### Task to complete
Retype only the lines from the top of the records to the line with "ax.tick_params(axis='x', length=0, pad=20)", including that line but none of the pictures.

### Dataset
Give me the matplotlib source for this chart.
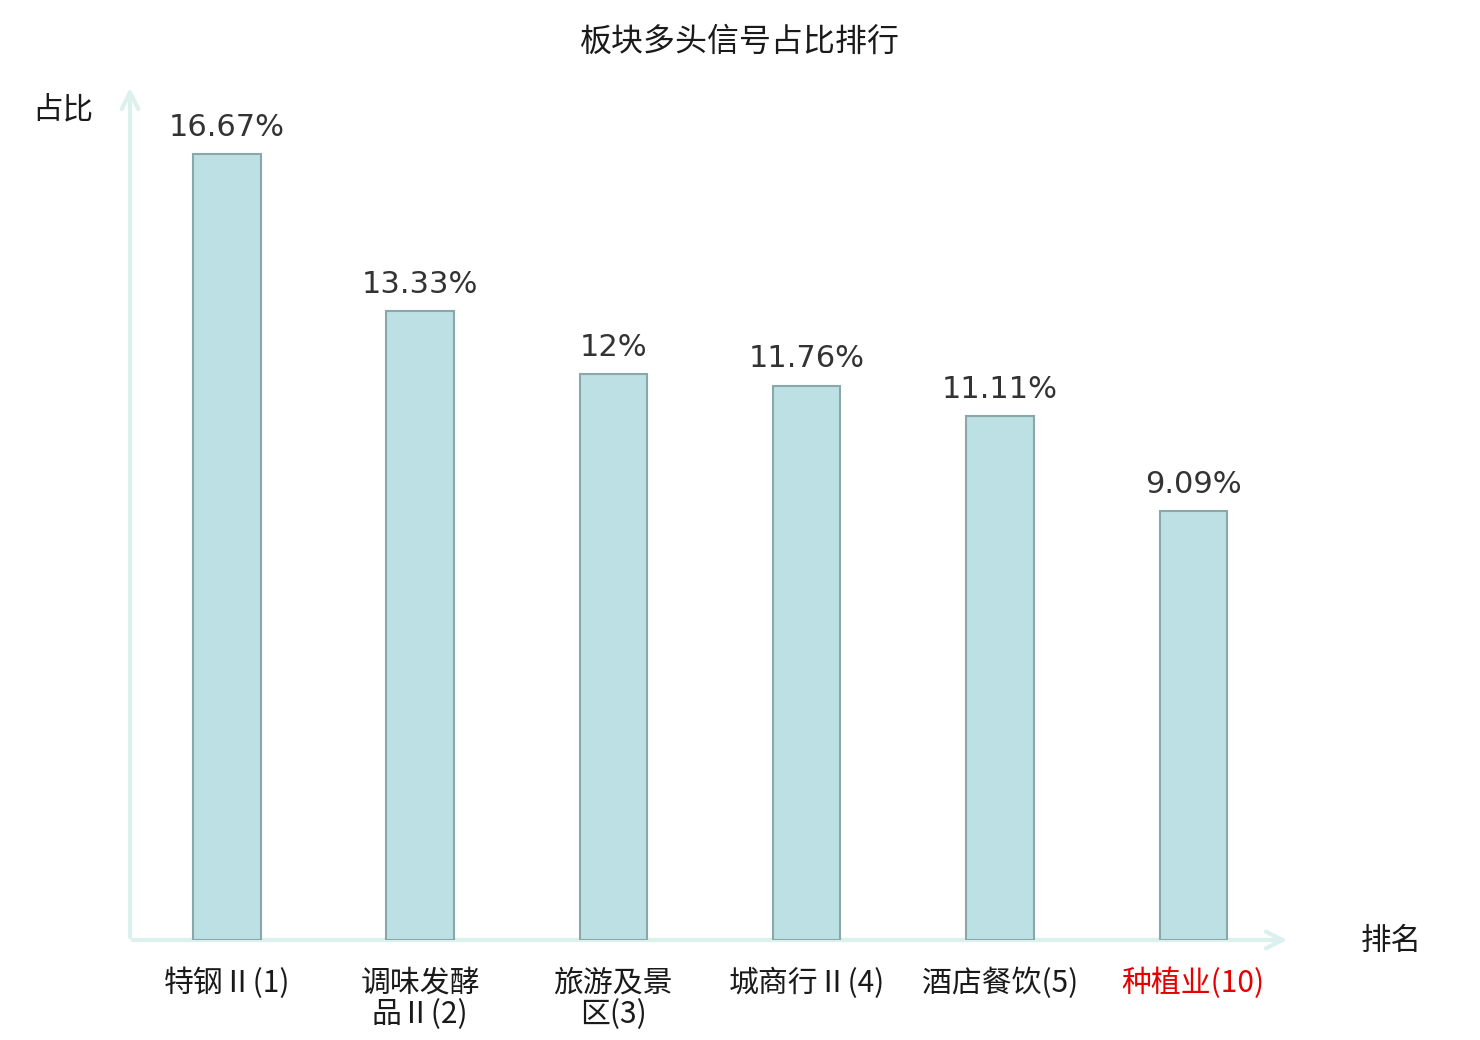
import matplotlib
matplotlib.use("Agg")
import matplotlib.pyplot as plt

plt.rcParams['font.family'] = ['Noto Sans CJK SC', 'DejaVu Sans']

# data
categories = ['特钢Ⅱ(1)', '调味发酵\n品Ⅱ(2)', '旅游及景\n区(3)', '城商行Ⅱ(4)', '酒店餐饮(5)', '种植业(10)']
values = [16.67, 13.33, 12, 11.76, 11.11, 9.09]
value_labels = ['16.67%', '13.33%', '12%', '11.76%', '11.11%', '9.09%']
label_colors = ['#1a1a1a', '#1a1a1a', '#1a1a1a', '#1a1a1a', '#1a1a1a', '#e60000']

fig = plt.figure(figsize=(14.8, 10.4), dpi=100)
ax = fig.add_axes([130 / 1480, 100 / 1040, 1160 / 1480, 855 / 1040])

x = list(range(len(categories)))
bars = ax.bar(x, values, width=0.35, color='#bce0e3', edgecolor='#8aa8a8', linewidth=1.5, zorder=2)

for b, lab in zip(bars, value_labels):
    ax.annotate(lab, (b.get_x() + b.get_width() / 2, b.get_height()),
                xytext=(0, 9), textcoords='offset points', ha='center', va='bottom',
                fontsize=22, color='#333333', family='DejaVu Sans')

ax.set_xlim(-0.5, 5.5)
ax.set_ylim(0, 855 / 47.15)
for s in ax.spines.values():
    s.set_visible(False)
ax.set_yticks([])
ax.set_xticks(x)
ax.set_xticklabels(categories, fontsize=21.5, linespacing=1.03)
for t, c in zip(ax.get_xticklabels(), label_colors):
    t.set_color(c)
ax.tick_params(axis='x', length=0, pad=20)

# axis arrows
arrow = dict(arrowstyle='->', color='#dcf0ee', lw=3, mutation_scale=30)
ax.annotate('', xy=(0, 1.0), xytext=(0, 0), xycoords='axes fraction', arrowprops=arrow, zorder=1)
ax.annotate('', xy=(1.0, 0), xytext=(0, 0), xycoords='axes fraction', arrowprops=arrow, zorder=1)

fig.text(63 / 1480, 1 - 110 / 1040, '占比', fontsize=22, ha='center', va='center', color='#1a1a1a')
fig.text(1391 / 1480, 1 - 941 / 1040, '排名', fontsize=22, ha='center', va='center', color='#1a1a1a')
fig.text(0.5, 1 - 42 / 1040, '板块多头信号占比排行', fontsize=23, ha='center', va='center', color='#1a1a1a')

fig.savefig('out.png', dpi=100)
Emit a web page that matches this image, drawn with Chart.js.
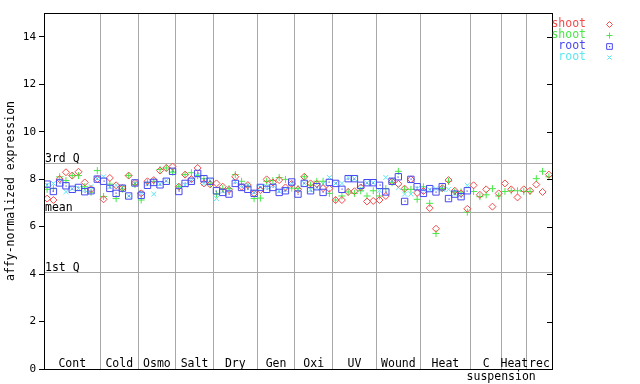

### Solution
Give me the matplotlib source for this chart.
import matplotlib
matplotlib.use("Agg")
import matplotlib.pyplot as plt

plt.rcParams['font.family'] = ['Noto Sans CJK SC', 'DejaVu Sans']

# data
categories = ['特钢Ⅱ(1)', '调味发酵\n品Ⅱ(2)', '旅游及景\n区(3)', '城商行Ⅱ(4)', '酒店餐饮(5)', '种植业(10)']
values = [16.67, 13.33, 12, 11.76, 11.11, 9.09]
value_labels = ['16.67%', '13.33%', '12%', '11.76%', '11.11%', '9.09%']
label_colors = ['#1a1a1a', '#1a1a1a', '#1a1a1a', '#1a1a1a', '#1a1a1a', '#e60000']

fig = plt.figure(figsize=(14.8, 10.4), dpi=100)
ax = fig.add_axes([130 / 1480, 100 / 1040, 1160 / 1480, 855 / 1040])

x = list(range(len(categories)))
bars = ax.bar(x, values, width=0.35, color='#bce0e3', edgecolor='#8aa8a8', linewidth=1.5, zorder=2)

for b, lab in zip(bars, value_labels):
    ax.annotate(lab, (b.get_x() + b.get_width() / 2, b.get_height()),
                xytext=(0, 9), textcoords='offset points', ha='center', va='bottom',
                fontsize=22, color='#333333', family='DejaVu Sans')

ax.set_xlim(-0.5, 5.5)
ax.set_ylim(0, 855 / 47.15)
for s in ax.spines.values():
    s.set_visible(False)
ax.set_yticks([])
ax.set_xticks(x)
ax.set_xticklabels(categories, fontsize=21.5, linespacing=1.03)
for t, c in zip(ax.get_xticklabels(), label_colors):
    t.set_color(c)
ax.tick_params(axis='x', length=0, pad=20)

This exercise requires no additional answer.